▸ **GOAL**
Where a line holds the word "chart", copy that line.

▸ **SUPPLIED ENTRIES**
......

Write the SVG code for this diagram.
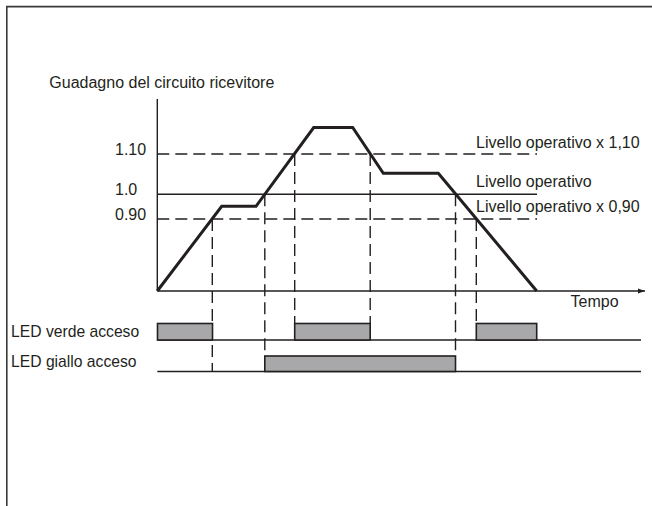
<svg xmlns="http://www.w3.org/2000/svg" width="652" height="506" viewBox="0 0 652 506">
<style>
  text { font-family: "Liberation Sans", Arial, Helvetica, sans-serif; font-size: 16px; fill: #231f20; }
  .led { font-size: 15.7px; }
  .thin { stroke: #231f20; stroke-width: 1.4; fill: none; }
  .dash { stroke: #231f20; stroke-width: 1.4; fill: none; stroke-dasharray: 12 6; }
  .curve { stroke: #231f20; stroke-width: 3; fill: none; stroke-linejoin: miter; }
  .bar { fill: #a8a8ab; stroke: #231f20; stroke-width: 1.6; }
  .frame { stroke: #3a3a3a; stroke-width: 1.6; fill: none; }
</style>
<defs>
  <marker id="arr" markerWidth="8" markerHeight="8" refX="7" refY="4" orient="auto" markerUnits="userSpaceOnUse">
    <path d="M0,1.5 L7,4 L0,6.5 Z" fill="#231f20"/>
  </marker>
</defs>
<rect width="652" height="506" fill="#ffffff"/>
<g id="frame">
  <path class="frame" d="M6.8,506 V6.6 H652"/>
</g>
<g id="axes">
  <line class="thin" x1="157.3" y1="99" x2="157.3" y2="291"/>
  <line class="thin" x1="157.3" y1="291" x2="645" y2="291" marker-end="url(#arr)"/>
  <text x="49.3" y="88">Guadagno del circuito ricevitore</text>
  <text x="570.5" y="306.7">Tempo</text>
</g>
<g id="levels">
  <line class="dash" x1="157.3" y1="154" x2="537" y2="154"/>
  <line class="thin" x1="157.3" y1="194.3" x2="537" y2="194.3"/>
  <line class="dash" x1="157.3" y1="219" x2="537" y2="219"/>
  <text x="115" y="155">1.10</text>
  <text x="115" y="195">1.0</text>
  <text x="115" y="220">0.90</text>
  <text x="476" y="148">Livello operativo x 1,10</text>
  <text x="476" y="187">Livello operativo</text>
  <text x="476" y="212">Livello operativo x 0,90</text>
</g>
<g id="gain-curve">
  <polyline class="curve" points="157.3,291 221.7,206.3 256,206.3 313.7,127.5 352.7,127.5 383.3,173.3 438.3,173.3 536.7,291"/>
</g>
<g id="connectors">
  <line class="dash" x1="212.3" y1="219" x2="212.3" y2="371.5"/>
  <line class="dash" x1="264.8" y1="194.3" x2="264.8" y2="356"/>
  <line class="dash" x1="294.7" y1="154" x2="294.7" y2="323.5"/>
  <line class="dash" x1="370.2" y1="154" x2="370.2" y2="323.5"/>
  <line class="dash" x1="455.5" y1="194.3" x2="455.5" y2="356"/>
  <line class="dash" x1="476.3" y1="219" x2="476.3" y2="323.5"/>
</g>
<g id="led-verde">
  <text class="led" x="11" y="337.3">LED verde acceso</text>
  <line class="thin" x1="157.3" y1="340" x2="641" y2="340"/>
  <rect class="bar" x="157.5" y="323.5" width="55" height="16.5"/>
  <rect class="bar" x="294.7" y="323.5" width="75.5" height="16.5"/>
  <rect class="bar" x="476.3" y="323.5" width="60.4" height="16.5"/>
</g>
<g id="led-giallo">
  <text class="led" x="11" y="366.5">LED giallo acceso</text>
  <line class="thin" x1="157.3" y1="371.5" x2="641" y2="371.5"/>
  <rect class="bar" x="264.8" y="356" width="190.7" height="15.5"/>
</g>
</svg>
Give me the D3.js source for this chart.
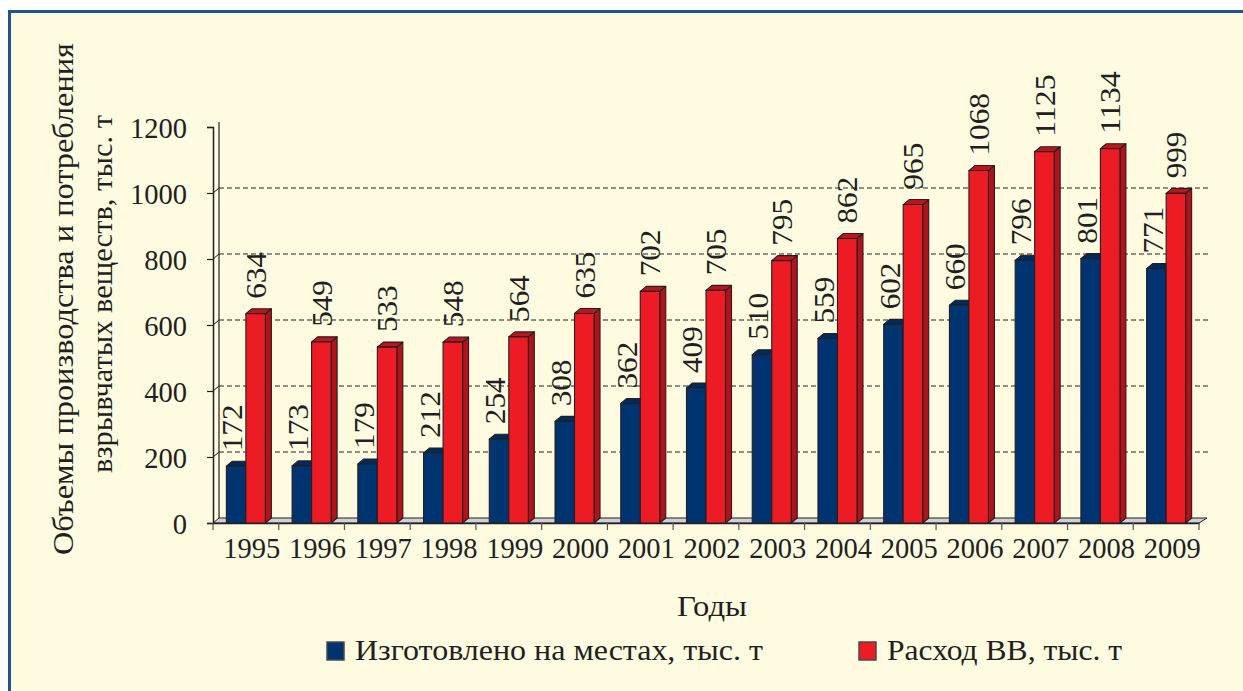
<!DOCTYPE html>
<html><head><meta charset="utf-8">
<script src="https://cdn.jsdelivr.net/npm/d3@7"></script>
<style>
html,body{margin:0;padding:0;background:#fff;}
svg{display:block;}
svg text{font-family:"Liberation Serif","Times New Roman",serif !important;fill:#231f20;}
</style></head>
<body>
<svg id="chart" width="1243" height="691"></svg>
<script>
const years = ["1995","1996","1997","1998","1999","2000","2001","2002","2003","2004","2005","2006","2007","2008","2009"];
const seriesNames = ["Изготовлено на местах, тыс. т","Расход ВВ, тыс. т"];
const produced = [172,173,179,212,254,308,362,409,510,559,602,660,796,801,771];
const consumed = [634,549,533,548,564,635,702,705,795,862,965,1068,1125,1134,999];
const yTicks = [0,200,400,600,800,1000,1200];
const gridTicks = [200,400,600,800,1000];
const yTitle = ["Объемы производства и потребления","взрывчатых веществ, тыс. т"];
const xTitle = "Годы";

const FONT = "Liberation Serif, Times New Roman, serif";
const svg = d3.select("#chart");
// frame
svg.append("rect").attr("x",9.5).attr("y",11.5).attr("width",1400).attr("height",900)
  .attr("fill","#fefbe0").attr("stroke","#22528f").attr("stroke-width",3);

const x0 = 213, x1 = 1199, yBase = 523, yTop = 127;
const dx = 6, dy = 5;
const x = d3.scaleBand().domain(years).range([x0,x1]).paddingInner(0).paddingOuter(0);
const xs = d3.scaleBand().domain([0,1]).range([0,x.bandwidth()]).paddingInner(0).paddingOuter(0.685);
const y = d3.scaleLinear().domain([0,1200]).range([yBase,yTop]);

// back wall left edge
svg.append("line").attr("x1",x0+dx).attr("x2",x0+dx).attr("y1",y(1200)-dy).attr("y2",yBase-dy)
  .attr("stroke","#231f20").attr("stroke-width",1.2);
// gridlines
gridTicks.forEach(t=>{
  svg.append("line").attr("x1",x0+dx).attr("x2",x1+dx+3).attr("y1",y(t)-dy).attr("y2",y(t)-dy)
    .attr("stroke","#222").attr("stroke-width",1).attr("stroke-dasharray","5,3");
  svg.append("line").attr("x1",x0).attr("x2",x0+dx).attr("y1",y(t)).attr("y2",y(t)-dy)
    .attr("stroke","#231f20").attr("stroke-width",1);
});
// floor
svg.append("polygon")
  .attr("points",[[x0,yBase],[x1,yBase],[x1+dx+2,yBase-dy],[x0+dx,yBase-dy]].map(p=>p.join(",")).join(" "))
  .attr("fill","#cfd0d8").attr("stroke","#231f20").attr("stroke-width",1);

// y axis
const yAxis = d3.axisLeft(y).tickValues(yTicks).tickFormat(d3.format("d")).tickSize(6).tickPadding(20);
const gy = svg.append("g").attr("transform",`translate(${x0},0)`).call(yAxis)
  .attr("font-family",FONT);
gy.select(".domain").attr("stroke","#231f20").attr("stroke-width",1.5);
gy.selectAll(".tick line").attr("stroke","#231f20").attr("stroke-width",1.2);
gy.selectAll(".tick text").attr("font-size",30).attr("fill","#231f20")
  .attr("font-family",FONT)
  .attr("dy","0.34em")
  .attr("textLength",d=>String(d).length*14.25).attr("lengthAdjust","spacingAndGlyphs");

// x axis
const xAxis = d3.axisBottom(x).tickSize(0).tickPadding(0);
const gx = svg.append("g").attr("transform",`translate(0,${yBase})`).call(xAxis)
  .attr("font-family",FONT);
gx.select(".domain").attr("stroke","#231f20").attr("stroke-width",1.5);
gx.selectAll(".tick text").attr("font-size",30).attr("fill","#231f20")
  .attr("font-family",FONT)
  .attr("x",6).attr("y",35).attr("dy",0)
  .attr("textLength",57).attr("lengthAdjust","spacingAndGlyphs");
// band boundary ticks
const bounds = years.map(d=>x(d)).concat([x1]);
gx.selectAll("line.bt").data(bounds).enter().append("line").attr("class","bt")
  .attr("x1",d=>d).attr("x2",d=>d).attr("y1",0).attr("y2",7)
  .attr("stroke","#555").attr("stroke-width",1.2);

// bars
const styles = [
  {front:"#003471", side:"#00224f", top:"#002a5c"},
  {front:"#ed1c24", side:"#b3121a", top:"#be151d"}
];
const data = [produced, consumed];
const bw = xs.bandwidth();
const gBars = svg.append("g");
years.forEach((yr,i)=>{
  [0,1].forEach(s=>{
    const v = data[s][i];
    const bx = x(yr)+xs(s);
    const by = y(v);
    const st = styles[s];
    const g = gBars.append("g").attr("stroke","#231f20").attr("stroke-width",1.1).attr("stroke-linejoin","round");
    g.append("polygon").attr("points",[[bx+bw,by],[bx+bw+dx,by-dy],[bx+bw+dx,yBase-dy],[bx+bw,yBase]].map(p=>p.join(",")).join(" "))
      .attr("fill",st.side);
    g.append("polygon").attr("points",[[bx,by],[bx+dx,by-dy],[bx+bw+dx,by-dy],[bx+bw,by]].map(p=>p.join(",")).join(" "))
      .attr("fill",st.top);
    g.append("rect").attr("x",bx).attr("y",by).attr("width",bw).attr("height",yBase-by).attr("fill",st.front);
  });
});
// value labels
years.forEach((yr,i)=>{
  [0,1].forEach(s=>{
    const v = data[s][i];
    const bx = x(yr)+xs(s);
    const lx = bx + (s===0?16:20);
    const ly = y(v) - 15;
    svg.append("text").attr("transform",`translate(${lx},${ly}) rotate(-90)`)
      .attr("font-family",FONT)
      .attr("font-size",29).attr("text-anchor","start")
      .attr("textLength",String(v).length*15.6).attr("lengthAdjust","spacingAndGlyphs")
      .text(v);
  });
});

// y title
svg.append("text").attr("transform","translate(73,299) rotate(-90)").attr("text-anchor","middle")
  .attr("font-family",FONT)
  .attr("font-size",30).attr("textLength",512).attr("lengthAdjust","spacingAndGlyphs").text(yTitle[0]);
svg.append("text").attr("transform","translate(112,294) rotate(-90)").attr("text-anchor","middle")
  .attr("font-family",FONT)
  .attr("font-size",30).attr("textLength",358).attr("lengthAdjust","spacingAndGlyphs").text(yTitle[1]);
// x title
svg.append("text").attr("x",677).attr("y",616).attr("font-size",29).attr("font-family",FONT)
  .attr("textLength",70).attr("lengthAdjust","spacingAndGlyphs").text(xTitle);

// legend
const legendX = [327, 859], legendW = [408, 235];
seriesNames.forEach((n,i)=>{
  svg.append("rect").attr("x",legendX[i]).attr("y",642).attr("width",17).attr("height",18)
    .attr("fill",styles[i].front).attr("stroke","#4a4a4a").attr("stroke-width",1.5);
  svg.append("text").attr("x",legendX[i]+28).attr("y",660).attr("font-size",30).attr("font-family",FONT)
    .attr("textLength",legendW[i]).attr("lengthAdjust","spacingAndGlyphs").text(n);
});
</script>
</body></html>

......

▸ **EXERCISE OUTPUT**
Give me the D3.js source for this chart.
<svg id="chart" width="1243" height="691"></svg>
const svg = d3.select("#chart");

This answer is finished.